◆ **Exercise goal**: An exact copy of the records is required, minus the pictures they hold.
****************
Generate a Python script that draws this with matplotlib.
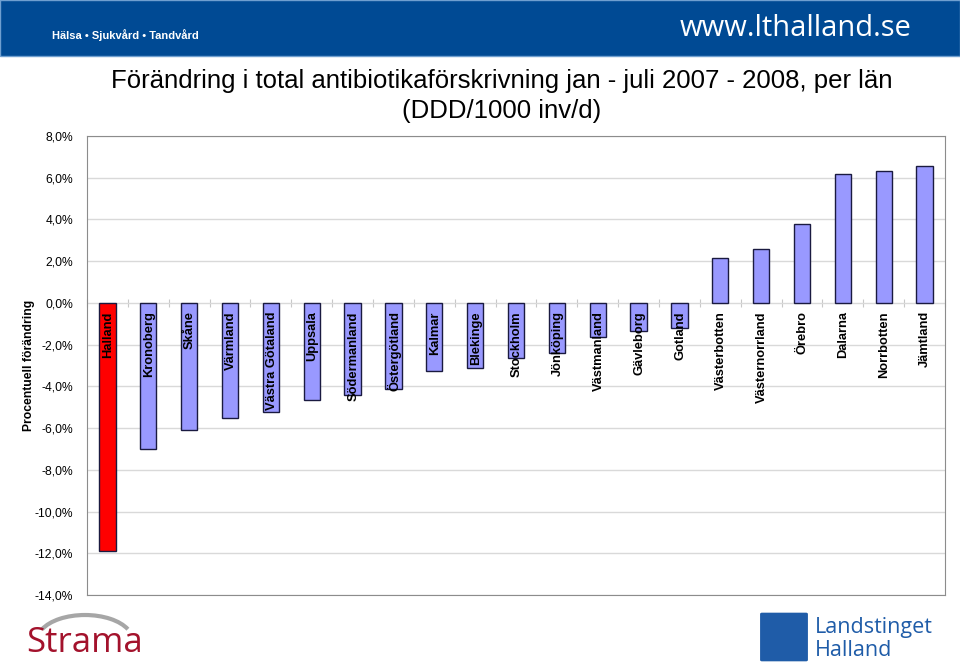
import matplotlib.pyplot as plt
from matplotlib.patches import Rectangle, Arc, FancyBboxPatch
from matplotlib.ticker import FuncFormatter, FixedLocator

plt.rcParams['font.family'] = ['Liberation Sans', 'DejaVu Sans']

lan = ['Halland', 'Kronoberg', 'Skåne', 'Värmland', 'Västra Götaland', 'Uppsala',
       'Södermanland', 'Östergötland', 'Kalmar', 'Blekinge', 'Stockholm', 'Jönköping',
       'Västmanland', 'Gävleborg', 'Gotland', 'Västerbotten', 'Västernorrland',
       'Örebro', 'Dalarna', 'Norrbotten', 'Jämtland']
forandring = [-11.9, -7.0, -6.1, -5.5, -5.25, -4.65, -4.4, -4.15, -3.25, -3.1, -2.65,
              -2.4, -1.65, -1.35, -1.2, 2.15, 2.6, 3.8, 6.2, 6.3, 6.55]
y_ticks = [8, 6, 4, 2, 0, -2, -4, -6, -8, -10, -12, -14]

fig = plt.figure(figsize=(9.6, 6.63), dpi=100)

# header band
fig.patches.append(Rectangle((0, 1 - 56 / 663), 1, 56 / 663, transform=fig.transFigure,
                             facecolor='#004a94', edgecolor='#6f9fd0', linewidth=1))
fig.text(52 / 960, 1 - 35 / 663, 'Hälsa • Sjukvård • Tandvård', color='white',
         fontsize=8, fontweight='bold', va='center')
fig.text(912 / 960, 1 - 29 / 663, 'www.lthalland.se', color='white', fontsize=21,
         ha='right', va='center', family=['Open Sans', 'DejaVu Sans'])

ax = fig.add_axes([87 / 960, 1 - 595 / 663, (945 - 87) / 960, (595 - 136) / 663])
x = range(len(lan))
colors = ['#ff0000'] + ['#9999ff'] * (len(lan) - 1)
ax.bar(x, forandring, width=0.4, color=colors, edgecolor='#1a1a40', linewidth=1, zorder=3)

for i, name in enumerate(lan):
    ax.annotate(name, (i, 0), xytext=(0.5, -6), textcoords='offset points',
                rotation=90, ha='center', va='top', fontsize=9.3, fontweight='bold',
                zorder=4)

ax.set_xlim(-0.5, len(lan) - 0.5)
ax.set_ylim(-14, 8)
ax.set_yticks(y_ticks)
ax.yaxis.set_major_formatter(FuncFormatter(lambda v, p: f'{v:.1f}%'.replace('.', ',')))
ax.tick_params(axis='y', labelsize=8.7, length=0, pad=10)
ax.set_xticks([])
ax.grid(axis='y', color='#d9d9d9', linewidth=1, zorder=0)
for s in ax.spines.values():
    s.set_color('#8c8c8c')
ax.set_ylabel('Procentuell förändring', fontsize=8.7, fontweight='bold')
ax.yaxis.set_label_coords(-52 / 858, 0.5)

# category tick marks on the zero line
sec = ax.secondary_xaxis(14 / 22)
sec.xaxis.set_major_locator(FixedLocator([i - 0.5 for i in range(len(lan) + 1)]))
sec.tick_params(direction='inout', length=6, color='#c8c8c8', labelbottom=False,
                labeltop=False)
sec.spines['top'].set_visible(False)
sec.spines['bottom'].set_visible(False)

fig.text(502 / 960, 1 - 96 / 663,
         'Förändring i total antibiotikaförskrivning jan - juli 2007 - 2008, per län\n(DDD/1000 inv/d)',
         ha='center', va='center', fontsize=18.5, linespacing=1.3)

# Strama logo
fig.patches.append(Arc((85 / 960, 1 - 640 / 663), 95 / 960, 50 / 663, theta1=20, theta2=160,
                       transform=fig.transFigure, color='#a6a6a6', linewidth=3))
fig.text(85 / 960, 1 - 643 / 663, 'Strama', color='#a3122c', fontsize=25,
         ha='center', va='center', family=['Open Sans', 'DejaVu Sans'])

# Landstinget Halland logo
fig.patches.append(FancyBboxPatch((762 / 960, 1 - 660 / 663), 44 / 960, 46 / 663,
                                  boxstyle='round,pad=0.002', transform=fig.transFigure,
                                  facecolor='#1f5ca8', edgecolor='none'))
fig.text(815 / 960, 1 - 627 / 663, 'Landstinget', color='#1f5ca8', fontsize=15.5,
         va='center', family=['Open Sans', 'DejaVu Sans'])
fig.text(815 / 960, 1 - 651 / 663, 'Halland', color='#1f5ca8', fontsize=15.5,
         va='center', family=['Open Sans', 'DejaVu Sans'])

fig.savefig('out.png', dpi=100)
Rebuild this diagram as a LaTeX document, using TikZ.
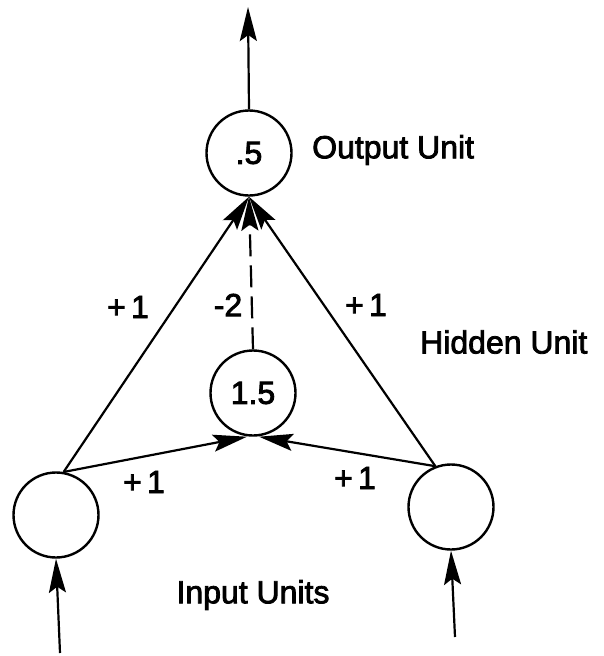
\documentclass[tikz,border=0pt]{standalone}
\usepackage{fontspec}
\setmainfont{Liberation Sans}
\newfontfamily\lblfont[FakeBold=2.5]{Liberation Sans}
\usetikzlibrary{arrows.meta}
\begin{document}
\begin{tikzpicture}[x=1pt,y=-1pt,
  unit/.style={circle,draw,line width=2.4pt,minimum size=85pt,inner sep=0pt},
  lbl/.style={inner sep=0pt,font=\fontsize{32}{36}\lblfont},
  conn/.style={line width=2.2pt,-{Stealth[length=34pt,width=17pt,inset=6pt]}},
  weak/.style={conn,dash pattern=on 22pt off 9pt}]
\useasboundingbox (0,0) rectangle (604,656);

% units
\node[unit,lbl] (out) at (249,153) {.5};
\node[unit,lbl] (hid) at (253,393) {1.5};
\node[unit] (lin) at (56,515) {};
\node[unit] (rin) at (451,507) {};

% free ends of the external connections
\coordinate (top) at (248,7);
\coordinate (lsrc) at (60,653);
\coordinate (rsrc) at (455,637);

% connections
\draw[conn] (out.north) -- (top);
\draw[conn] (lsrc) -- (lin.south);
\draw[conn] (rsrc) -- (rin.south);
\draw[conn] (lin.80) -- (out.south);
\draw[conn] (rin.111) -- (out.south);
\draw[weak] (hid.north) -- (out.south);
\draw[conn] (lin.80) -- ([xshift=-6pt]hid.south);
\draw[conn] (rin.111) -- ([xshift=6pt]hid.south);

% weights
\node[lbl] (w1) at (128,307) {+\,1};
\node[lbl] (w2) at (228,305) {-2};
\node[lbl] (w3) at (366,305) {+\,1};
\node[lbl] (w4) at (144,482) {+\,1};
\node[lbl] (w5) at (355,478) {+\,1};

% captions
\node[lbl,anchor=west] (cout) at (312,150) {Output Unit};
\node[lbl,anchor=west] (chid) at (420,342) {Hidden Unit};
\node[lbl] (cin) at (253,595) {Input Units};
\end{tikzpicture}
\end{document}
****************
◆ **Solution**:
Generate a Python script that draws this with matplotlib.
import matplotlib.pyplot as plt
from matplotlib.patches import Rectangle, Arc, FancyBboxPatch
from matplotlib.ticker import FuncFormatter, FixedLocator

plt.rcParams['font.family'] = ['Liberation Sans', 'DejaVu Sans']

lan = ['Halland', 'Kronoberg', 'Skåne', 'Värmland', 'Västra Götaland', 'Uppsala',
       'Södermanland', 'Östergötland', 'Kalmar', 'Blekinge', 'Stockholm', 'Jönköping',
       'Västmanland', 'Gävleborg', 'Gotland', 'Västerbotten', 'Västernorrland',
       'Örebro', 'Dalarna', 'Norrbotten', 'Jämtland']
forandring = [-11.9, -7.0, -6.1, -5.5, -5.25, -4.65, -4.4, -4.15, -3.25, -3.1, -2.65,
              -2.4, -1.65, -1.35, -1.2, 2.15, 2.6, 3.8, 6.2, 6.3, 6.55]
y_ticks = [8, 6, 4, 2, 0, -2, -4, -6, -8, -10, -12, -14]

fig = plt.figure(figsize=(9.6, 6.63), dpi=100)

# header band
fig.patches.append(Rectangle((0, 1 - 56 / 663), 1, 56 / 663, transform=fig.transFigure,
                             facecolor='#004a94', edgecolor='#6f9fd0', linewidth=1))
fig.text(52 / 960, 1 - 35 / 663, 'Hälsa • Sjukvård • Tandvård', color='white',
         fontsize=8, fontweight='bold', va='center')
fig.text(912 / 960, 1 - 29 / 663, 'www.lthalland.se', color='white', fontsize=21,
         ha='right', va='center', family=['Open Sans', 'DejaVu Sans'])

ax = fig.add_axes([87 / 960, 1 - 595 / 663, (945 - 87) / 960, (595 - 136) / 663])
x = range(len(lan))
colors = ['#ff0000'] + ['#9999ff'] * (len(lan) - 1)
ax.bar(x, forandring, width=0.4, color=colors, edgecolor='#1a1a40', linewidth=1, zorder=3)

for i, name in enumerate(lan):
    ax.annotate(name, (i, 0), xytext=(0.5, -6), textcoords='offset points',
                rotation=90, ha='center', va='top', fontsize=9.3, fontweight='bold',
                zorder=4)

ax.set_xlim(-0.5, len(lan) - 0.5)
ax.set_ylim(-14, 8)
ax.set_yticks(y_ticks)
ax.yaxis.set_major_formatter(FuncFormatter(lambda v, p: f'{v:.1f}%'.replace('.', ',')))
ax.tick_params(axis='y', labelsize=8.7, length=0, pad=10)
ax.set_xticks([])
ax.grid(axis='y', color='#d9d9d9', linewidth=1, zorder=0)
for s in ax.spines.values():
    s.set_color('#8c8c8c')
ax.set_ylabel('Procentuell förändring', fontsize=8.7, fontweight='bold')
ax.yaxis.set_label_coords(-52 / 858, 0.5)

# category tick marks on the zero line
sec = ax.secondary_xaxis(14 / 22)
sec.xaxis.set_major_locator(FixedLocator([i - 0.5 for i in range(len(lan) + 1)]))
sec.tick_params(direction='inout', length=6, color='#c8c8c8', labelbottom=False,
                labeltop=False)
sec.spines['top'].set_visible(False)
sec.spines['bottom'].set_visible(False)

fig.text(502 / 960, 1 - 96 / 663,
         'Förändring i total antibiotikaförskrivning jan - juli 2007 - 2008, per län\n(DDD/1000 inv/d)',
         ha='center', va='center', fontsize=18.5, linespacing=1.3)

# Strama logo
fig.patches.append(Arc((85 / 960, 1 - 640 / 663), 95 / 960, 50 / 663, theta1=20, theta2=160,
                       transform=fig.transFigure, color='#a6a6a6', linewidth=3))
fig.text(85 / 960, 1 - 643 / 663, 'Strama', color='#a3122c', fontsize=25,
         ha='center', va='center', family=['Open Sans', 'DejaVu Sans'])

# Landstinget Halland logo
fig.patches.append(FancyBboxPatch((762 / 960, 1 - 660 / 663), 44 / 960, 46 / 663,
                                  boxstyle='round,pad=0.002', transform=fig.transFigure,
                                  facecolor='#1f5ca8', edgecolor='none'))
fig.text(815 / 960, 1 - 627 / 663, 'Landstinget', color='#1f5ca8', fontsize=15.5,
         va='center', family=['Open Sans', 'DejaVu Sans'])
fig.text(815 / 960, 1 - 651 / 663, 'Halland', color='#1f5ca8', fontsize=15.5,
         va='center', family=['Open Sans', 'DejaVu Sans'])

fig.savefig('out.png', dpi=100)
Rebuild this diagram as a LaTeX document, using TikZ.
\documentclass[tikz,border=0pt]{standalone}
\usepackage{fontspec}
\setmainfont{Liberation Sans}
\newfontfamily\lblfont[FakeBold=2.5]{Liberation Sans}
\usetikzlibrary{arrows.meta}
\begin{document}
\begin{tikzpicture}[x=1pt,y=-1pt,
  unit/.style={circle,draw,line width=2.4pt,minimum size=85pt,inner sep=0pt},
  lbl/.style={inner sep=0pt,font=\fontsize{32}{36}\lblfont},
  conn/.style={line width=2.2pt,-{Stealth[length=34pt,width=17pt,inset=6pt]}},
  weak/.style={conn,dash pattern=on 22pt off 9pt}]
\useasboundingbox (0,0) rectangle (604,656);

% units
\node[unit,lbl] (out) at (249,153) {.5};
\node[unit,lbl] (hid) at (253,393) {1.5};
\node[unit] (lin) at (56,515) {};
\node[unit] (rin) at (451,507) {};

% free ends of the external connections
\coordinate (top) at (248,7);
\coordinate (lsrc) at (60,653);
\coordinate (rsrc) at (455,637);

% connections
\draw[conn] (out.north) -- (top);
\draw[conn] (lsrc) -- (lin.south);
\draw[conn] (rsrc) -- (rin.south);
\draw[conn] (lin.80) -- (out.south);
\draw[conn] (rin.111) -- (out.south);
\draw[weak] (hid.north) -- (out.south);
\draw[conn] (lin.80) -- ([xshift=-6pt]hid.south);
\draw[conn] (rin.111) -- ([xshift=6pt]hid.south);

% weights
\node[lbl] (w1) at (128,307) {+\,1};
\node[lbl] (w2) at (228,305) {-2};
\node[lbl] (w3) at (366,305) {+\,1};
\node[lbl] (w4) at (144,482) {+\,1};
\node[lbl] (w5) at (355,478) {+\,1};

% captions
\node[lbl,anchor=west] (cout) at (312,150) {Output Unit};
\node[lbl,anchor=west] (chid) at (420,342) {Hidden Unit};
\node[lbl] (cin) at (253,595) {Input Units};
\end{tikzpicture}
\end{document}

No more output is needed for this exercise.